**JOB**
Write out exactly the lines from the line with "Reproduce this chart" through the line with "width=0.437, ax=ax, errorbar=None)", both ends included, and no other line.

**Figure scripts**

++++++

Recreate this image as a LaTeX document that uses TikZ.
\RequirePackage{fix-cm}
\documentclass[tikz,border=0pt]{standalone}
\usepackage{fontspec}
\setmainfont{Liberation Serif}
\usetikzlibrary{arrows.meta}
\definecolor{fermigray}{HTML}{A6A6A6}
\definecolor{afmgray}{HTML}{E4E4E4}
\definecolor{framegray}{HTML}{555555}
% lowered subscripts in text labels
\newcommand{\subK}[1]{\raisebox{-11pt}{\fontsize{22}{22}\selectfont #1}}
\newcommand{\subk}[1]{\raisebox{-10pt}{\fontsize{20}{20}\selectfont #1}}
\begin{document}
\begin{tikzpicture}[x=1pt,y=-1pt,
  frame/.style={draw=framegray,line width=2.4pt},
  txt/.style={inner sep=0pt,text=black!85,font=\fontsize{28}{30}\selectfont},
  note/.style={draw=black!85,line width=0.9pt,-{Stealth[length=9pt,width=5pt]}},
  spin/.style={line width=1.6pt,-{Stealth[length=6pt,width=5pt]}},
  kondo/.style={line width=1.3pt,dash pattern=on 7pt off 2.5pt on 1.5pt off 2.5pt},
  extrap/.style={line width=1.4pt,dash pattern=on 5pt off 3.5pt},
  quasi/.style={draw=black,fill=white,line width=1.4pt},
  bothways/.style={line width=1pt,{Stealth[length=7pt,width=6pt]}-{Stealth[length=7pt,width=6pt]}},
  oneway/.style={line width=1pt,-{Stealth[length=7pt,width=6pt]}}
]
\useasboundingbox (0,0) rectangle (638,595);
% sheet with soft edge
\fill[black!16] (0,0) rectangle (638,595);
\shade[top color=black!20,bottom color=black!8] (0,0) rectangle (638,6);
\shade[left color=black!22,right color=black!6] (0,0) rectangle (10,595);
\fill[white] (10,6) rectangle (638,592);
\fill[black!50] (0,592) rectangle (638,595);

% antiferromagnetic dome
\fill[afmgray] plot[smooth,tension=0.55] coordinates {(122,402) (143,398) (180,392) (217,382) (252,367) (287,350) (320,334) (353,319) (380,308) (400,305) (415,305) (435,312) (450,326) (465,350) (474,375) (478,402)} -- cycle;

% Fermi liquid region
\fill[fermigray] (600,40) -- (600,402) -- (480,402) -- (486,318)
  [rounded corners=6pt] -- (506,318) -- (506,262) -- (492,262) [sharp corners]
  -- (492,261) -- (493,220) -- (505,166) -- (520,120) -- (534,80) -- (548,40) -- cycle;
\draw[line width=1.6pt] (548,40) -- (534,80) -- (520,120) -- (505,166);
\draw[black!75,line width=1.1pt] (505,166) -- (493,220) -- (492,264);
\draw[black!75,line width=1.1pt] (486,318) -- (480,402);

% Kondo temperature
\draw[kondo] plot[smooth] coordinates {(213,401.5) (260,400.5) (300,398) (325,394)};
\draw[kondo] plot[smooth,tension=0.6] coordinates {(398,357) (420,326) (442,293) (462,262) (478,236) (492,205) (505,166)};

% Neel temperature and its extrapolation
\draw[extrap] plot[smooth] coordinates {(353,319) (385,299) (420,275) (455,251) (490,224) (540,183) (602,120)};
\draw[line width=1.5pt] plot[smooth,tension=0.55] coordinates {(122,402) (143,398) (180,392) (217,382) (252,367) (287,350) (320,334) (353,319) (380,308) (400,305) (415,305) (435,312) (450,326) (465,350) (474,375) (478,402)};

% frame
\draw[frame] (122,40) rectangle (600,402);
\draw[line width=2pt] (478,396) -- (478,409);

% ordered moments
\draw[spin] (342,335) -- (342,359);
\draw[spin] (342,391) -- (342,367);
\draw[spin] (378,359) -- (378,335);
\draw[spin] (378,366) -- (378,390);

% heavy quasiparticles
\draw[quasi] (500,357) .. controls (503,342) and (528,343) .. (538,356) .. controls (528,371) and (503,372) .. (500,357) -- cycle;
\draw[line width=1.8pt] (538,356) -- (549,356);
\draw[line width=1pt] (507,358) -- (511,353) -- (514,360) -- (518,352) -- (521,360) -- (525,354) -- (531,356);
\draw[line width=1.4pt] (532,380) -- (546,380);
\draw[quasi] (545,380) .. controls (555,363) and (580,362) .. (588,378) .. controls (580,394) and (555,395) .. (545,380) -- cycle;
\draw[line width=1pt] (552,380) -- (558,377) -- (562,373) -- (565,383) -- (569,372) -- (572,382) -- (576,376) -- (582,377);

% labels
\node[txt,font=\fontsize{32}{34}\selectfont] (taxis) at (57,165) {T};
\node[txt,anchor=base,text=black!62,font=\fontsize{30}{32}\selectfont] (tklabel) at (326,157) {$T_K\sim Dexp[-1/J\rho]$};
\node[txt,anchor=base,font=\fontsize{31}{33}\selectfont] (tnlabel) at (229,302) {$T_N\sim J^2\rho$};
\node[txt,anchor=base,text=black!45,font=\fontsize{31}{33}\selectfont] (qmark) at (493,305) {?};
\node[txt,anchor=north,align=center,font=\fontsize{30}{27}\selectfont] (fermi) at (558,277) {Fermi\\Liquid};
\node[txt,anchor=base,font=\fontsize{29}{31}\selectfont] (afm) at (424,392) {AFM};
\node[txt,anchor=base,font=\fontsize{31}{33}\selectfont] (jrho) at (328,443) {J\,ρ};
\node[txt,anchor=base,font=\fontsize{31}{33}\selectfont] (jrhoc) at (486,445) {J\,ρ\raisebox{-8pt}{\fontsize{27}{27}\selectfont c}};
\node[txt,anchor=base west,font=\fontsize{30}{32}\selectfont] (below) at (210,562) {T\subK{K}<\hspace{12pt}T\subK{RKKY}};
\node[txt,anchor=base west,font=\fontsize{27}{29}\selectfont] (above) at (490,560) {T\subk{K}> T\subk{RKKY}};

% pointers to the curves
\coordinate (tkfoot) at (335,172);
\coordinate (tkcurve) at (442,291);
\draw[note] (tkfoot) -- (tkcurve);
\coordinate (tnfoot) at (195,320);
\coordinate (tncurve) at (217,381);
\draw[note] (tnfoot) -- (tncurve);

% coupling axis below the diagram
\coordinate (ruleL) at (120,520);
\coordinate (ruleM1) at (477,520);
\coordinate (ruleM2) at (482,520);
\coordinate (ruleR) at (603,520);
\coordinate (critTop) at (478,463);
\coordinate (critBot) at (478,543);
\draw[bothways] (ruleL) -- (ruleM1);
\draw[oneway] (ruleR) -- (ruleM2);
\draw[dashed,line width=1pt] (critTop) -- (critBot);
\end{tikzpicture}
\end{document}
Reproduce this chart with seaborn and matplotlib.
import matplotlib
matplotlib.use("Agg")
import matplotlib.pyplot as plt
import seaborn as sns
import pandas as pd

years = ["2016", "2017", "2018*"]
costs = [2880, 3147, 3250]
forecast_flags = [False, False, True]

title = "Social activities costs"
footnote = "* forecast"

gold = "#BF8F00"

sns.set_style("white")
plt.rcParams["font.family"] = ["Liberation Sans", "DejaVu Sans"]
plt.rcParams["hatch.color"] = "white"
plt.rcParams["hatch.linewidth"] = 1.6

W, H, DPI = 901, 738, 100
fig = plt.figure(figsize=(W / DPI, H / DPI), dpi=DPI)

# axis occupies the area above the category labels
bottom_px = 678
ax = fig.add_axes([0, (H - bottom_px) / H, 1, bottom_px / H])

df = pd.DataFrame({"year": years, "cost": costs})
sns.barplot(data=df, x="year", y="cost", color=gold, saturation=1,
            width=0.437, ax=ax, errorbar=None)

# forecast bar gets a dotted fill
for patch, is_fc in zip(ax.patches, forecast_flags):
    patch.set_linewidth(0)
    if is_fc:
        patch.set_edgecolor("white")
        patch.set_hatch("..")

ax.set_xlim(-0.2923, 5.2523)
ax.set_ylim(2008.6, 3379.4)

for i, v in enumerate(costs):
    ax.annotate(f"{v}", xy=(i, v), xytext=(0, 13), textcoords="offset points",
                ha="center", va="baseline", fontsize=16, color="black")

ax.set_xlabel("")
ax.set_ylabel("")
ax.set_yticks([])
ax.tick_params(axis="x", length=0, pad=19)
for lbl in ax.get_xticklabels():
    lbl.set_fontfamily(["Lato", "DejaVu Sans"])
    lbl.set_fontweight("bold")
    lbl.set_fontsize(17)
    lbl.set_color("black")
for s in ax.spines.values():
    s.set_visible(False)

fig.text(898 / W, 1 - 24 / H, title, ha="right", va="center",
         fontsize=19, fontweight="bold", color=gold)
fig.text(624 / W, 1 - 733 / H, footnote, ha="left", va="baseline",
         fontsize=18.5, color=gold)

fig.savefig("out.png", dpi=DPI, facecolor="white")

++++++

**EXERCISE RESPONSE**
Reproduce this chart with seaborn and matplotlib.
import matplotlib
matplotlib.use("Agg")
import matplotlib.pyplot as plt
import seaborn as sns
import pandas as pd

years = ["2016", "2017", "2018*"]
costs = [2880, 3147, 3250]
forecast_flags = [False, False, True]

title = "Social activities costs"
footnote = "* forecast"

gold = "#BF8F00"

sns.set_style("white")
plt.rcParams["font.family"] = ["Liberation Sans", "DejaVu Sans"]
plt.rcParams["hatch.color"] = "white"
plt.rcParams["hatch.linewidth"] = 1.6

W, H, DPI = 901, 738, 100
fig = plt.figure(figsize=(W / DPI, H / DPI), dpi=DPI)

# axis occupies the area above the category labels
bottom_px = 678
ax = fig.add_axes([0, (H - bottom_px) / H, 1, bottom_px / H])

df = pd.DataFrame({"year": years, "cost": costs})
sns.barplot(data=df, x="year", y="cost", color=gold, saturation=1,
            width=0.437, ax=ax, errorbar=None)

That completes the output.